#### Available data
____
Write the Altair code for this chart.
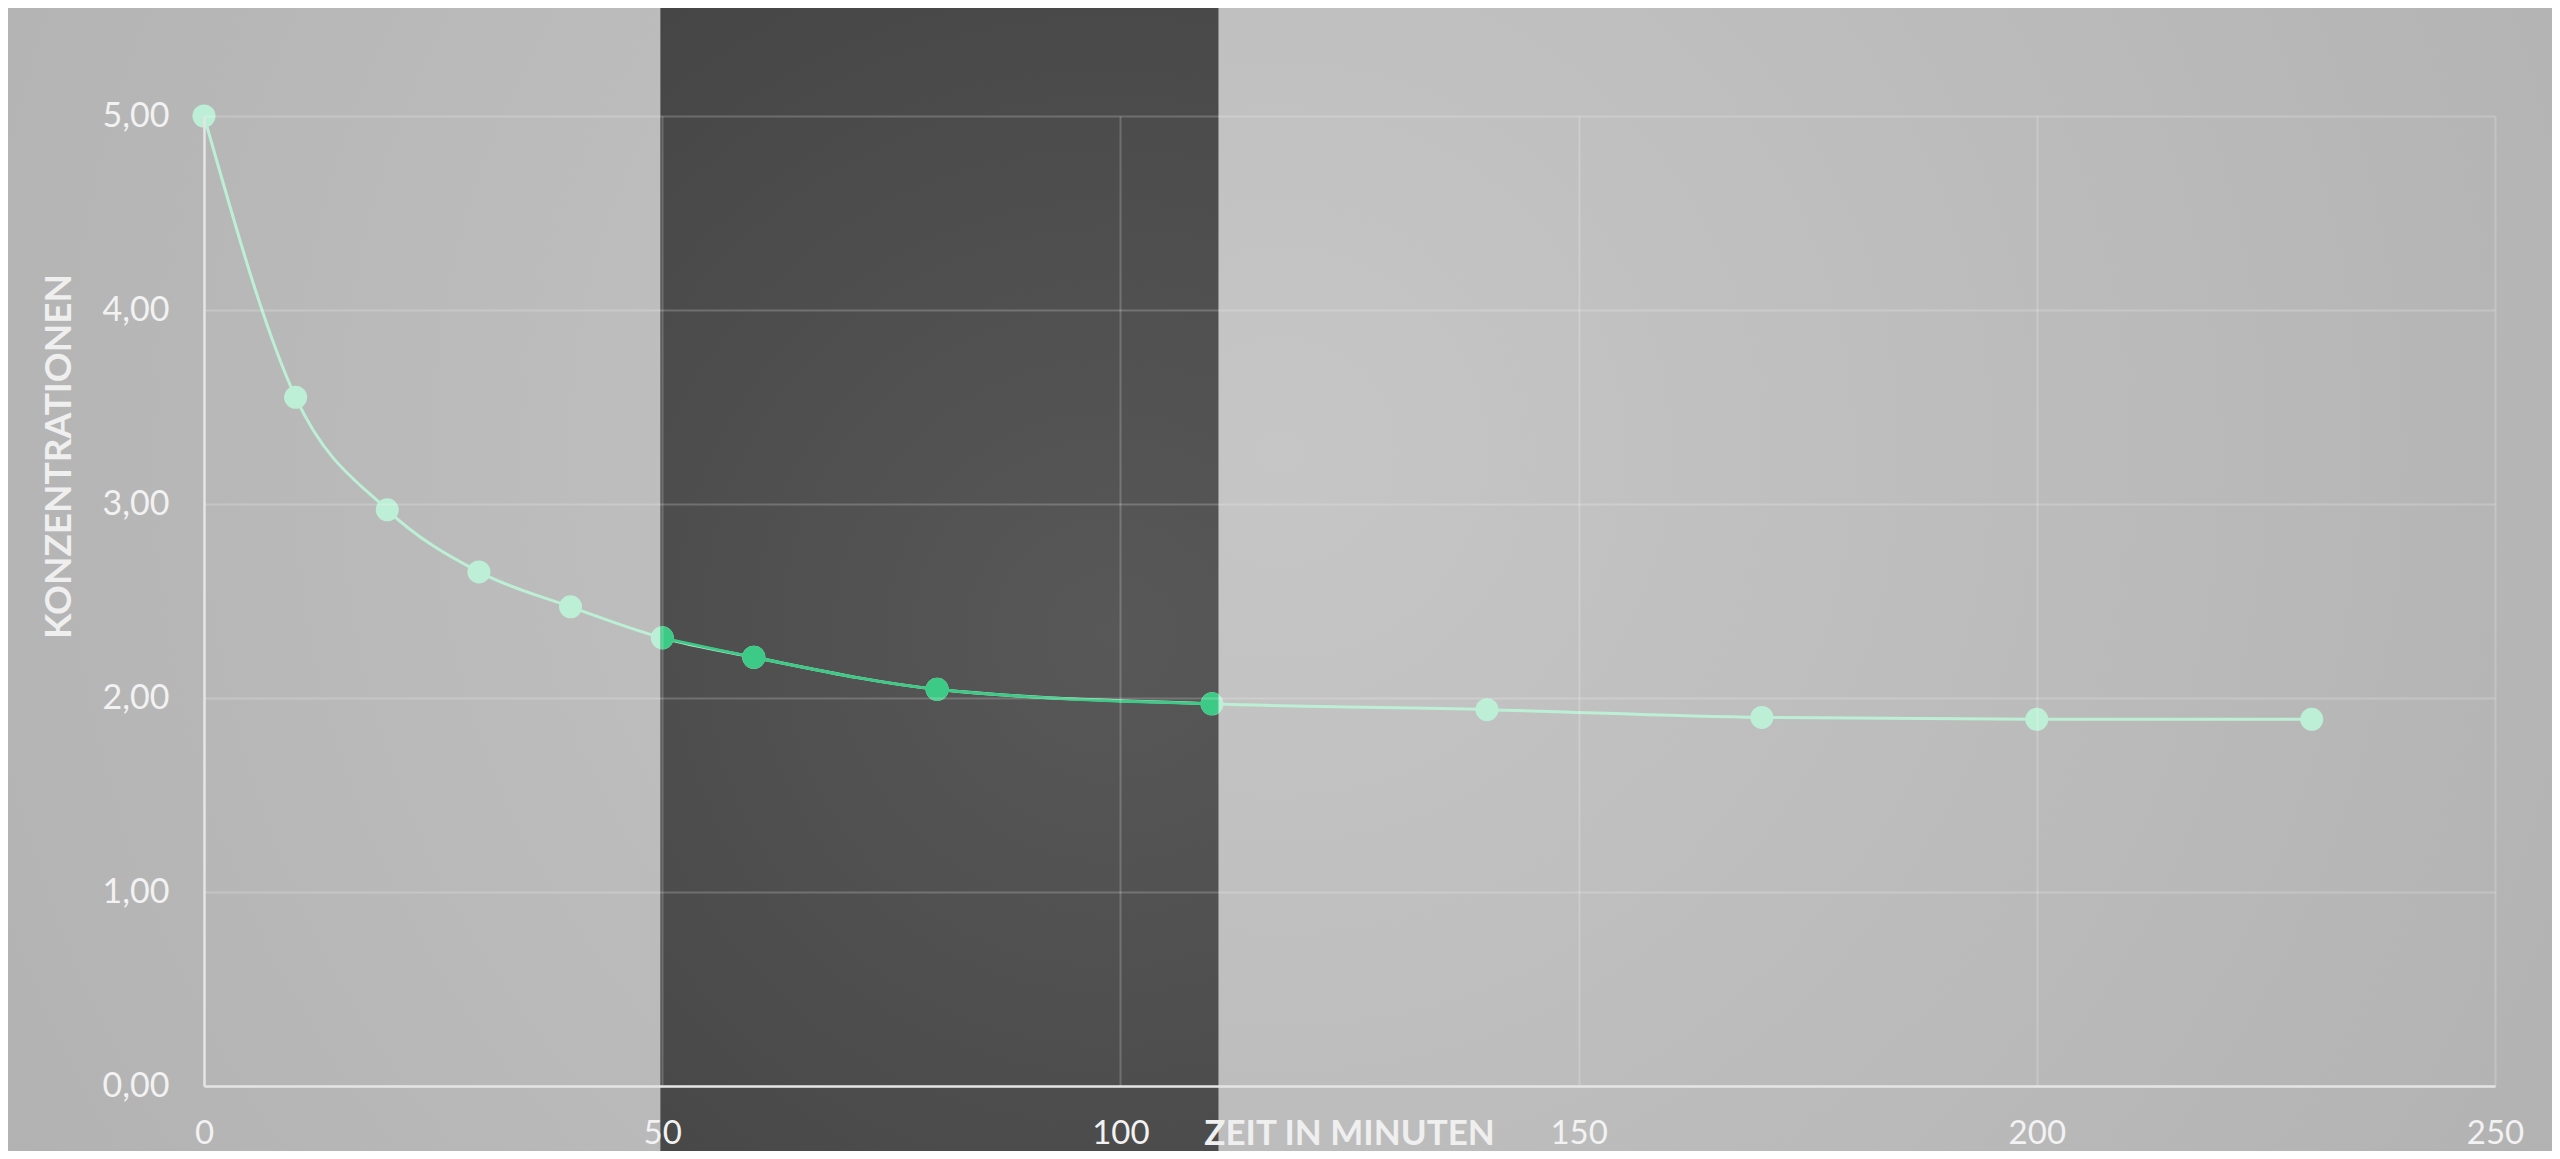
import altair as alt
import pandas as pd

# ---- data ----
times = [0, 10, 20, 30, 40, 50, 60, 80, 110, 140, 170, 200, 230]
conc = [5.00, 3.55, 2.97, 2.65, 2.47, 2.31, 2.21, 2.045, 1.97, 1.94, 1.90, 1.89, 1.89]
band_start, band_end = 49.8, 110.7
x_ticks = [0, 50, 100, 150, 200, 250]
y_ticks = [0, 1, 2, 3, 4, 5]
x_title = "ZEIT IN MINUTEN"
y_title = "KONZENTRATIONEN"

df = pd.DataFrame({"t": times, "c": conc})
band_df = pd.DataFrame({"t": [band_start], "t2": [band_end]})

W, H = 2291, 970
PL, PT, PR, PB = 196, 108, 57, 65

FONT = "Lato"
MINT = "#bdefd6"
GREEN = "#3dca86"

x_scale = alt.Scale(domain=[0, 250], nice=False, zero=False)
y_scale = alt.Scale(domain=[0, 5], nice=False)

x_axis = alt.Axis(
    values=x_ticks, title=x_title, format="d", labelFlush=False,
    titleX=1145, titleY=47, titleAlign="center", titleBaseline="middle",
    titleFontSize=35, titleFontWeight="bold", titleColor="#efefef", titleFont=FONT,
    labelFontSize=33, labelColor="#f2f2f2", labelFont=FONT, labelPadding=31,
    ticks=False, tickSize=0, domainColor="#e4e4e4", domainWidth=2.5,
    grid=True, gridColor="#ffffff", gridOpacity=0.2, gridWidth=2, zindex=1,
)
y_axis = alt.Axis(
    values=y_ticks, title=y_title, labelFlush=False,
    labelExpr="replace(format(datum.value, '.2f'), '.', ',')",
    titleX=-145, titleY=340, titleAngle=270, titleAlign="center", titleBaseline="middle",
    titleFontSize=37, titleFontWeight="bold", titleColor="#efefef", titleFont=FONT,
    labelFontSize=34, labelColor="#f2f2f2", labelFont=FONT, labelPadding=35,
    ticks=False, tickSize=0, domainColor="#e4e4e4", domainWidth=2.5,
    grid=True, gridColor="#ffffff", gridOpacity=0.2, gridWidth=2, zindex=1,
)

bg = alt.Chart(band_df).mark_rect(
    color={"gradient": "radial", "x1": 0.5, "y1": 0.45, "r1": 0,
           "x2": 0.5, "y2": 0.45, "r2": 0.75,
           "stops": [{"offset": 0, "color": "#c6c6c6"},
                     {"offset": 1, "color": "#acacac"}]}
).encode(
    x=alt.value(-PL), x2=alt.value(W + PR),
    y=alt.value(-PT), y2=alt.value(H + PB),
)

band = alt.Chart(band_df).mark_rect(
    color={"gradient": "radial", "x1": 0.65, "y1": 0.55, "r1": 0,
           "x2": 0.65, "y2": 0.55, "r2": 0.85,
           "stops": [{"offset": 0, "color": "#585858"},
                     {"offset": 1, "color": "#414141"}]}
).encode(
    x=alt.X("t:Q", scale=x_scale, axis=x_axis),
    x2="t2:Q",
    y=alt.value(-PT), y2=alt.value(H + PB),
)

line = alt.Chart(df).mark_line(
    color=MINT, strokeWidth=3, interpolate="monotone"
).encode(
    x=alt.X("t:Q", scale=x_scale, axis=x_axis),
    y=alt.Y("c:Q", scale=y_scale, axis=y_axis),
)

pts = alt.Chart(df).mark_point(
    filled=True, color=MINT, opacity=1, size=530, shape="circle"
).encode(
    x=alt.X("t:Q", scale=x_scale, axis=x_axis),
    y=alt.Y("c:Q", scale=y_scale, axis=y_axis),
)

inside = alt.Chart(df).transform_filter(
    (alt.datum.t >= band_start) & (alt.datum.t <= band_end)
)

line_in = inside.mark_line(
    color=GREEN, strokeWidth=3, interpolate="monotone"
).encode(
    x=alt.X("t:Q", scale=x_scale, axis=x_axis),
    y=alt.Y("c:Q", scale=y_scale, axis=y_axis),
)

pts_in = inside.transform_calculate(
    shp="datum.t == 50 ? 'M-0.16,-0.987A1,1,0,1,1,-0.16,0.987Z' : "
        "(datum.t == 110 ? 'M0.56,-0.83A1,1,0,1,0,0.56,0.83Z' : 'circle')"
).mark_point(
    filled=True, color=GREEN, opacity=1, size=530
).encode(
    x=alt.X("t:Q", scale=x_scale, axis=x_axis),
    y=alt.Y("c:Q", scale=y_scale, axis=y_axis),
    shape=alt.Shape("shp:N", scale=None),
)

chart = alt.layer(bg, band, line, pts, line_in, pts_in).properties(
    width=W, height=H,
    autosize=alt.AutoSizeParams(type="none"),
    padding={"left": PL, "top": PT, "right": PR, "bottom": PB},
    background="#b4b4b4",
).configure_view(stroke=None).configure(font=FONT)

chart.save("out.html", embed_options={"renderer": "svg", "actions": False})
____
#### To be done
Pictures are excluded; extract exactly the lines from the start of the data through the line that holds "import pandas as pd", both ends included.

#### Complete output
Write the Altair code for this chart.
import altair as alt
import pandas as pd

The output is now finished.